%%

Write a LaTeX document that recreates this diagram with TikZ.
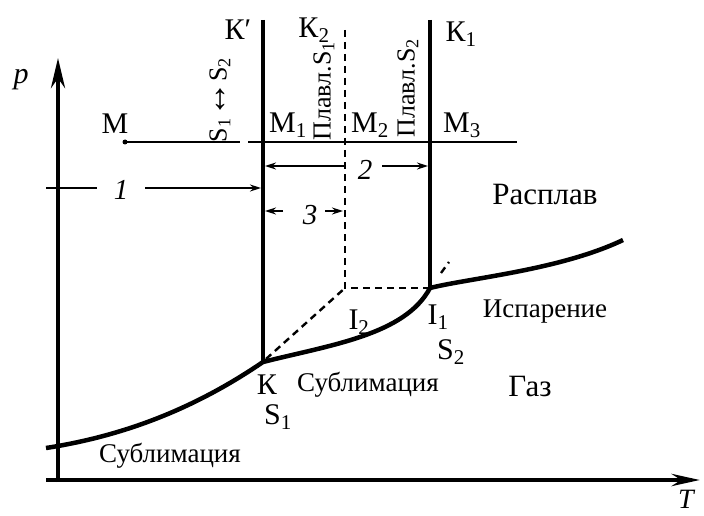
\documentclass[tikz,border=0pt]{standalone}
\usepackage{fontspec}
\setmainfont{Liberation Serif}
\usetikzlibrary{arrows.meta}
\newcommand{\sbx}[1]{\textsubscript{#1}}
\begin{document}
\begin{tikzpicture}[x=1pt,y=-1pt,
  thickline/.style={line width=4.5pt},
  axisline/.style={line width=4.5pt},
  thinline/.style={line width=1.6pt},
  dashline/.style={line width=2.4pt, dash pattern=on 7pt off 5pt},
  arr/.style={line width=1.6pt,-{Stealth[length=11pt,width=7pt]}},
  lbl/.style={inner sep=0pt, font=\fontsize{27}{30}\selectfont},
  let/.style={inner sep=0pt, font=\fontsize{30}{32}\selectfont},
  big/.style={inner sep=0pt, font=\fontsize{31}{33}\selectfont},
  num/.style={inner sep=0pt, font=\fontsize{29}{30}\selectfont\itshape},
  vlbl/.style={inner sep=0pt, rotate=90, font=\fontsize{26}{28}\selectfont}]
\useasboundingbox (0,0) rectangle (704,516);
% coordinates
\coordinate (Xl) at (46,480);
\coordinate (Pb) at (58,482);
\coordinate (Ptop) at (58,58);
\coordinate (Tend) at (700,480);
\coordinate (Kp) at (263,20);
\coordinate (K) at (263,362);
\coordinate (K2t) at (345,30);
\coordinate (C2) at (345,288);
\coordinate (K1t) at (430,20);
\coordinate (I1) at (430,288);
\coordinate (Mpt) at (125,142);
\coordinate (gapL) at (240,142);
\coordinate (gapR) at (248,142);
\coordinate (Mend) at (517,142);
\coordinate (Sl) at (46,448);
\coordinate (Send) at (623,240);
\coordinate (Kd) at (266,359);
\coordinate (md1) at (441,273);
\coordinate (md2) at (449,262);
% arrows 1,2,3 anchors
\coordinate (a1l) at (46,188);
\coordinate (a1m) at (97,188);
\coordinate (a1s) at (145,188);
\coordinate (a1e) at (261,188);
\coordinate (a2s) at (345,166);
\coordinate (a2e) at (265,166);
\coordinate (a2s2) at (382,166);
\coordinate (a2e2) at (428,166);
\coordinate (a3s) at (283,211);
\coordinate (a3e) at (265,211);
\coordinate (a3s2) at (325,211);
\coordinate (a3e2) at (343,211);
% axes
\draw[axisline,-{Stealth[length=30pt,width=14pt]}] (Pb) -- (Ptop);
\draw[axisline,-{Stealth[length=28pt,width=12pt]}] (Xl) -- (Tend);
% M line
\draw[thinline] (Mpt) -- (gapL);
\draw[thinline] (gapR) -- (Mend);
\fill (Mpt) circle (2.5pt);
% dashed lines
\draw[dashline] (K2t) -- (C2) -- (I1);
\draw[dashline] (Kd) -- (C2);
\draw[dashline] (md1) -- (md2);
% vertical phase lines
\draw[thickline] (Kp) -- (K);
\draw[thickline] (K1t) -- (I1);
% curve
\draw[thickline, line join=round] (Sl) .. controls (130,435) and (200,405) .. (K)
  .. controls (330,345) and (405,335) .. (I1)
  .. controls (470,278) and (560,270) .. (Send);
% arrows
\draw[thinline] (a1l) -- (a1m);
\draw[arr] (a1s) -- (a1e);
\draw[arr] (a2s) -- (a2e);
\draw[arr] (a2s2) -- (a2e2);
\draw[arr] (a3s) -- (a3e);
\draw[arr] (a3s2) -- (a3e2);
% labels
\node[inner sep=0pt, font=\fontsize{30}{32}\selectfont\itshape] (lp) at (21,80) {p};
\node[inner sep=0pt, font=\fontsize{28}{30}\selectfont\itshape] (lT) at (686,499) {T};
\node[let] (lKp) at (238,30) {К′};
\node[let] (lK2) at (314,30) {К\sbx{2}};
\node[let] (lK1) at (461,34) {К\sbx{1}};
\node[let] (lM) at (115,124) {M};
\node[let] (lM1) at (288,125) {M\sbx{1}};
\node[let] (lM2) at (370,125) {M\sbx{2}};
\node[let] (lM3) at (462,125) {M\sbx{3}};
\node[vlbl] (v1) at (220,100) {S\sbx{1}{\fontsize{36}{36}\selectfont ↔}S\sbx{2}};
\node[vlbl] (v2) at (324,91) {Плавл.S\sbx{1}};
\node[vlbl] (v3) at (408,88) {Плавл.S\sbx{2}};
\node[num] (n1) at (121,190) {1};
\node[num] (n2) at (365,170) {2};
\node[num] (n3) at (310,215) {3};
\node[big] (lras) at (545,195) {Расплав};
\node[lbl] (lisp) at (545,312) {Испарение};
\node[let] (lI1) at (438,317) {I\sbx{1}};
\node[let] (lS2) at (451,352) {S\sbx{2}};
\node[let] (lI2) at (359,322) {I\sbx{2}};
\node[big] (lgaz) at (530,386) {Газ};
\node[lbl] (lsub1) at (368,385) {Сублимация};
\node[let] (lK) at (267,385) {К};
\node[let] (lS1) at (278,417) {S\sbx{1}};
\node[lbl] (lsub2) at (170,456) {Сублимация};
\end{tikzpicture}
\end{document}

%%

> _Job_
Go through the listing above and write it all out exactly, leaving out any picture.

> _Result for this task_
Write a LaTeX document that recreates this diagram with TikZ.
\documentclass[tikz,border=0pt]{standalone}
\usepackage{fontspec}
\setmainfont{Liberation Serif}
\usetikzlibrary{arrows.meta}
\newcommand{\sbx}[1]{\textsubscript{#1}}
\begin{document}
\begin{tikzpicture}[x=1pt,y=-1pt,
  thickline/.style={line width=4.5pt},
  axisline/.style={line width=4.5pt},
  thinline/.style={line width=1.6pt},
  dashline/.style={line width=2.4pt, dash pattern=on 7pt off 5pt},
  arr/.style={line width=1.6pt,-{Stealth[length=11pt,width=7pt]}},
  lbl/.style={inner sep=0pt, font=\fontsize{27}{30}\selectfont},
  let/.style={inner sep=0pt, font=\fontsize{30}{32}\selectfont},
  big/.style={inner sep=0pt, font=\fontsize{31}{33}\selectfont},
  num/.style={inner sep=0pt, font=\fontsize{29}{30}\selectfont\itshape},
  vlbl/.style={inner sep=0pt, rotate=90, font=\fontsize{26}{28}\selectfont}]
\useasboundingbox (0,0) rectangle (704,516);
% coordinates
\coordinate (Xl) at (46,480);
\coordinate (Pb) at (58,482);
\coordinate (Ptop) at (58,58);
\coordinate (Tend) at (700,480);
\coordinate (Kp) at (263,20);
\coordinate (K) at (263,362);
\coordinate (K2t) at (345,30);
\coordinate (C2) at (345,288);
\coordinate (K1t) at (430,20);
\coordinate (I1) at (430,288);
\coordinate (Mpt) at (125,142);
\coordinate (gapL) at (240,142);
\coordinate (gapR) at (248,142);
\coordinate (Mend) at (517,142);
\coordinate (Sl) at (46,448);
\coordinate (Send) at (623,240);
\coordinate (Kd) at (266,359);
\coordinate (md1) at (441,273);
\coordinate (md2) at (449,262);
% arrows 1,2,3 anchors
\coordinate (a1l) at (46,188);
\coordinate (a1m) at (97,188);
\coordinate (a1s) at (145,188);
\coordinate (a1e) at (261,188);
\coordinate (a2s) at (345,166);
\coordinate (a2e) at (265,166);
\coordinate (a2s2) at (382,166);
\coordinate (a2e2) at (428,166);
\coordinate (a3s) at (283,211);
\coordinate (a3e) at (265,211);
\coordinate (a3s2) at (325,211);
\coordinate (a3e2) at (343,211);
% axes
\draw[axisline,-{Stealth[length=30pt,width=14pt]}] (Pb) -- (Ptop);
\draw[axisline,-{Stealth[length=28pt,width=12pt]}] (Xl) -- (Tend);
% M line
\draw[thinline] (Mpt) -- (gapL);
\draw[thinline] (gapR) -- (Mend);
\fill (Mpt) circle (2.5pt);
% dashed lines
\draw[dashline] (K2t) -- (C2) -- (I1);
\draw[dashline] (Kd) -- (C2);
\draw[dashline] (md1) -- (md2);
% vertical phase lines
\draw[thickline] (Kp) -- (K);
\draw[thickline] (K1t) -- (I1);
% curve
\draw[thickline, line join=round] (Sl) .. controls (130,435) and (200,405) .. (K)
  .. controls (330,345) and (405,335) .. (I1)
  .. controls (470,278) and (560,270) .. (Send);
% arrows
\draw[thinline] (a1l) -- (a1m);
\draw[arr] (a1s) -- (a1e);
\draw[arr] (a2s) -- (a2e);
\draw[arr] (a2s2) -- (a2e2);
\draw[arr] (a3s) -- (a3e);
\draw[arr] (a3s2) -- (a3e2);
% labels
\node[inner sep=0pt, font=\fontsize{30}{32}\selectfont\itshape] (lp) at (21,80) {p};
\node[inner sep=0pt, font=\fontsize{28}{30}\selectfont\itshape] (lT) at (686,499) {T};
\node[let] (lKp) at (238,30) {К′};
\node[let] (lK2) at (314,30) {К\sbx{2}};
\node[let] (lK1) at (461,34) {К\sbx{1}};
\node[let] (lM) at (115,124) {M};
\node[let] (lM1) at (288,125) {M\sbx{1}};
\node[let] (lM2) at (370,125) {M\sbx{2}};
\node[let] (lM3) at (462,125) {M\sbx{3}};
\node[vlbl] (v1) at (220,100) {S\sbx{1}{\fontsize{36}{36}\selectfont ↔}S\sbx{2}};
\node[vlbl] (v2) at (324,91) {Плавл.S\sbx{1}};
\node[vlbl] (v3) at (408,88) {Плавл.S\sbx{2}};
\node[num] (n1) at (121,190) {1};
\node[num] (n2) at (365,170) {2};
\node[num] (n3) at (310,215) {3};
\node[big] (lras) at (545,195) {Расплав};
\node[lbl] (lisp) at (545,312) {Испарение};
\node[let] (lI1) at (438,317) {I\sbx{1}};
\node[let] (lS2) at (451,352) {S\sbx{2}};
\node[let] (lI2) at (359,322) {I\sbx{2}};
\node[big] (lgaz) at (530,386) {Газ};
\node[lbl] (lsub1) at (368,385) {Сублимация};
\node[let] (lK) at (267,385) {К};
\node[let] (lS1) at (278,417) {S\sbx{1}};
\node[lbl] (lsub2) at (170,456) {Сублимация};
\end{tikzpicture}
\end{document}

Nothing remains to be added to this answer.